■ DATA EXTRACT ■

· · · · · · ·

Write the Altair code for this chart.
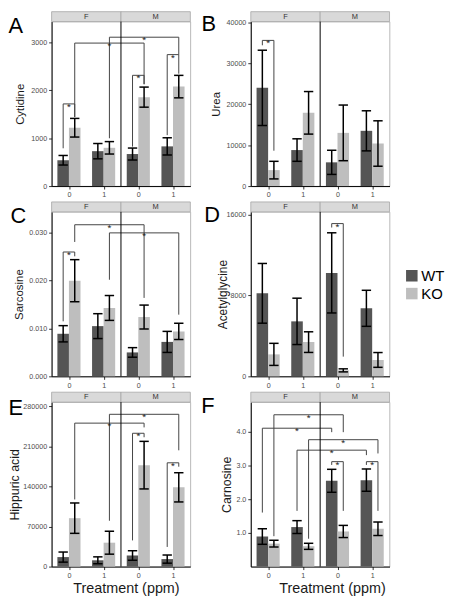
import altair as alt
import pandas as pd

FONT = "Liberation Sans"
genotypes = ["WT", "KO"]
bar_colors = ["#555555", "#bebebe"]
strip_labels = ["F", "M"]
treat_labels = ["0", "1"]

# bar order: F0 WT, F0 KO, F1 WT, F1 KO, M0 WT, M0 KO, M1 WT, M1 KO
cyt_mean = [540, 1220, 730, 800, 670, 1860, 830, 2080]
cyt_se = [100, 195, 160, 130, 125, 210, 180, 235]
cyt_br = [(0, 1, 1718, 790, 1443), (1, 5, 2990, 1443, 2130), (3, 7, 3113, 1000, 2749),
          (4, 5, 2316, 825, 2130), (6, 7, 2749, 1065, 2350)]

urea_mean = [24000, 3900, 8800, 17900, 5800, 13000, 13500, 10400]
urea_se = [9200, 2150, 2750, 5200, 2950, 6800, 4900, 5550]
urea_br = [(0, 1, 35600, 34400, 8640)]

sar_mean = [0.0089, 0.0200, 0.0105, 0.0143, 0.0050, 0.0124, 0.0072, 0.0094]
sar_se = [0.0017, 0.0044, 0.0026, 0.0026, 0.0010, 0.0025, 0.0022, 0.0017]
sar_br = [(0, 1, 0.0260, 0.0115, 0.0251), (1, 5, 0.0317, 0.0281, 0.0164), (3, 7, 0.0300, 0.0202, 0.0129)]

ace_mean = [8200, 2170, 5430, 3380, 10220, 590, 6720, 1620]
ace_se = [2950, 1090, 2290, 1020, 3960, 150, 1780, 730]
ace_br = [(4, 5, 15089, 14700, 1947)]

hip_mean = [16600, 84500, 11000, 41700, 19400, 177000, 13100, 138300]
hip_se = [8800, 26500, 6000, 20000, 8300, 41500, 7100, 25500]
hip_br = [(1, 5, 250300, 117100, 242900), (3, 7, 265700, 80000, 202900),
          (4, 5, 232600, 45700, 225700), (6, 7, 181100, 34300, 174300)]

car_mean = [0.89, 0.68, 1.17, 0.60, 2.54, 1.04, 2.56, 1.12]
car_se = [0.23, 0.10, 0.19, 0.09, 0.34, 0.18, 0.33, 0.20]
car_br = [(1, 5, 4.495, 0.90, 3.98), (0, 4, 4.097, 1.60, 3.98), (3, 7, 3.757, 0.825, 3.35),
          (2, 6, 3.447, 1.65, 3.30), (4, 5, 3.107, 3.01, 1.65), (6, 7, 3.107, 3.01, 1.65)]

W, H = 140, 166
BW = 1 / 3
CAP = 0.27
STRIP = 10


def make_panel(letter, lxy, ytitle, tsize, tx, mean, se, brackets, ymax, yticks, yfmt,
               xtitle=None, xtitle_x=None, legend=False):
    rows = []
    for i, (m, s) in enumerate(zip(mean, se)):
        g, k = i // 2, i % 2
        xc = g + 0.5 + (k - 0.5) * BW
        rows.append({"geno": genotypes[k], "mean": m, "lo": m - s, "hi": m + s,
                     "xc": xc, "xl": xc - BW / 2, "xr": xc + BW / 2,
                     "cl": xc - CAP / 2, "cr": xc + CAP / 2})
    bars = pd.DataFrame(rows)
    seg, stars = [], []
    for a, b, top, ea, eb in brackets:
        xa, xb = bars.xc[a], bars.xc[b]
        seg += [{"x": xa, "x2": xa, "y": ea, "y2": top},
                {"x": xb, "x2": xb, "y": eb, "y2": top},
                {"x": xa, "x2": xb, "y": top, "y2": top}]
        stars.append({"x": (xa + xb) / 2, "y": top})
    seg = pd.DataFrame(seg)
    stars = pd.DataFrame(stars)
    strips = pd.DataFrame({"s": strip_labels, "x0": [0, 2], "x1": [2, 4], "xm": [1, 3]})

    xs = alt.Scale(domain=[0, 4], nice=False, zero=False)
    ys = alt.Scale(domain=[0, ymax], nice=False, zero=True)
    label_expr = "(datum.value % 2) < 1 ? '" + treat_labels[0] + "' : '" + treat_labels[1] + "'"
    xkw = dict(values=[0.5, 1.5, 2.5, 3.5], labelExpr=label_expr,
               title=xtitle if xtitle else None, titleFontSize=14.5, titlePadding=3)
    if xtitle_x is not None:
        xkw["titleX"] = xtitle_x
    xaxis = alt.Axis(**xkw)
    yaxis = alt.Axis(values=yticks, format=yfmt, title=ytitle, titleFontSize=tsize,
                     titleX=tx, titleBaseline="middle")
    if legend:
        leg = alt.Legend(orient="none", legendX=155, legendY=57, title=None, symbolType="square",
                         symbolSize=135, symbolStrokeWidth=0, labelFontSize=15, labelFont=FONT,
                         labelColor="black", rowPadding=2, labelOffset=2)
    else:
        leg = None

    def X(f):
        return alt.X(f, scale=xs, axis=xaxis)

    def Y(f):
        return alt.Y(f, scale=ys, axis=yaxis)

    strip = alt.Chart(strips).mark_rect(fill="#d9d9d9", stroke="#a6a6a6", strokeWidth=0.8).encode(
        x=X("x0:Q"), x2="x1", y=alt.value(-STRIP), y2=alt.value(0))
    strip_t = alt.Chart(strips).mark_text(fontSize=7.5, font=FONT, color="#333333", baseline="middle").encode(
        x=X("xm:Q"), y=alt.value(-STRIP / 2), text="s:N")
    bar = alt.Chart(bars).mark_bar().encode(
        x=X("xl:Q"), x2="xr", y=Y("mean:Q"), y2=alt.datum(0),
        color=alt.Color("geno:N", scale=alt.Scale(domain=genotypes, range=bar_colors), legend=leg))
    err = alt.Chart(bars).mark_rule(color="black", strokeWidth=1.5).encode(
        x=X("xc:Q"), y=Y("lo:Q"), y2="hi")
    cap_hi = alt.Chart(bars).mark_rule(color="black", strokeWidth=1.5).encode(
        x=X("cl:Q"), x2="cr", y=Y("hi:Q"))
    cap_lo = alt.Chart(bars).mark_rule(color="black", strokeWidth=1.5).encode(
        x=X("cl:Q"), x2="cr", y=Y("lo:Q"))
    br = alt.Chart(seg).mark_rule(color="#444444", strokeWidth=1).encode(
        x=X("x:Q"), x2="x2", y=Y("y:Q"), y2="y2")
    st = alt.Chart(stars).mark_text(text="*", fontSize=10, font=FONT, color="#222222", dy=3).encode(
        x=X("x:Q"), y=Y("y:Q"))
    divider = alt.Chart(strips.head(1)).mark_rule(color="black", strokeWidth=1).encode(
        x=X("x1:Q"), y=alt.value(0), y2=alt.value(H))
    lett = alt.Chart(pd.DataFrame({"t": [letter]})).mark_text(
        fontSize=22, font=FONT, align="left", baseline="alphabetic", color="black").encode(
        text="t:N", x=alt.value(lxy[0]), y=alt.value(lxy[1]))
    return alt.layer(bar, strip, strip_t, err, cap_hi, cap_lo, br, st, divider, lett).properties(
        width=W, height=H)


A = make_panel("A", (-43.5, 12), "Cytidine", 11.5, -31.5, cyt_mean, cyt_se, cyt_br, 3440,
               [0, 1000, 2000, 3000], "d")
B = make_panel("B", (-49.7, 10), "Urea", 11.5, -35, urea_mean, urea_se, urea_br, 40200,
               [0, 10000, 20000, 30000, 40000], "d")
C = make_panel("C", (-41.5, 11), "Sarcosine", 11.5, -32.5, sar_mean, sar_se, sar_br, 0.0344,
               [0, 0.01, 0.02, 0.03], ".3f")
D = make_panel("D", (-47, 10), "Acetylglycine", 12, -28, ace_mean, ace_se, ace_br, 16250,
               [0, 8000, 16000], "d", legend=True)
E = make_panel("E", (-43.5, 13), "Hippuric acid", 12.5, -37.5, hip_mean, hip_se, hip_br, 287000,
               [0, 70000, 140000, 210000, 280000], "d", xtitle="Treatment (ppm)", xtitle_x=75)
F = make_panel("F", (-50, 11), "Carnosine", 12.5, -24, car_mean, car_se, car_br, 4.87,
               [1, 2, 3, 4], ".1f", xtitle="Treatment (ppm)", xtitle_x=82)

chart = alt.concat(A, B, C, D, E, F, columns=2, bounds="flush",
                   spacing={"row": 26, "column": 61}).resolve_scale(color="independent").properties(
    padding={"left": 0, "top": 0, "right": 0, "bottom": 0}
).configure_view(stroke="#a6a6a6", strokeWidth=0.8).configure_axis(
    labelFont=FONT, titleFont=FONT, labelFontSize=7.2, labelColor="#4d4d4d",
    tickColor="#333333", tickSize=3, domainColor="black", domainWidth=1, grid=False,
    titleFontWeight="normal", titleColor="#1a1a1a", labelPadding=2)

chart.save("out.html", embed_options={"renderer": "svg", "actions": False})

· · · · · · ·

From the first line above through the line containing "0.0300, 0.0202, 0.0129)]", copy everything exactly, without the pictures.

Write the Altair code for this chart.
import altair as alt
import pandas as pd

FONT = "Liberation Sans"
genotypes = ["WT", "KO"]
bar_colors = ["#555555", "#bebebe"]
strip_labels = ["F", "M"]
treat_labels = ["0", "1"]

# bar order: F0 WT, F0 KO, F1 WT, F1 KO, M0 WT, M0 KO, M1 WT, M1 KO
cyt_mean = [540, 1220, 730, 800, 670, 1860, 830, 2080]
cyt_se = [100, 195, 160, 130, 125, 210, 180, 235]
cyt_br = [(0, 1, 1718, 790, 1443), (1, 5, 2990, 1443, 2130), (3, 7, 3113, 1000, 2749),
          (4, 5, 2316, 825, 2130), (6, 7, 2749, 1065, 2350)]

urea_mean = [24000, 3900, 8800, 17900, 5800, 13000, 13500, 10400]
urea_se = [9200, 2150, 2750, 5200, 2950, 6800, 4900, 5550]
urea_br = [(0, 1, 35600, 34400, 8640)]

sar_mean = [0.0089, 0.0200, 0.0105, 0.0143, 0.0050, 0.0124, 0.0072, 0.0094]
sar_se = [0.0017, 0.0044, 0.0026, 0.0026, 0.0010, 0.0025, 0.0022, 0.0017]
sar_br = [(0, 1, 0.0260, 0.0115, 0.0251), (1, 5, 0.0317, 0.0281, 0.0164), (3, 7, 0.0300, 0.0202, 0.0129)]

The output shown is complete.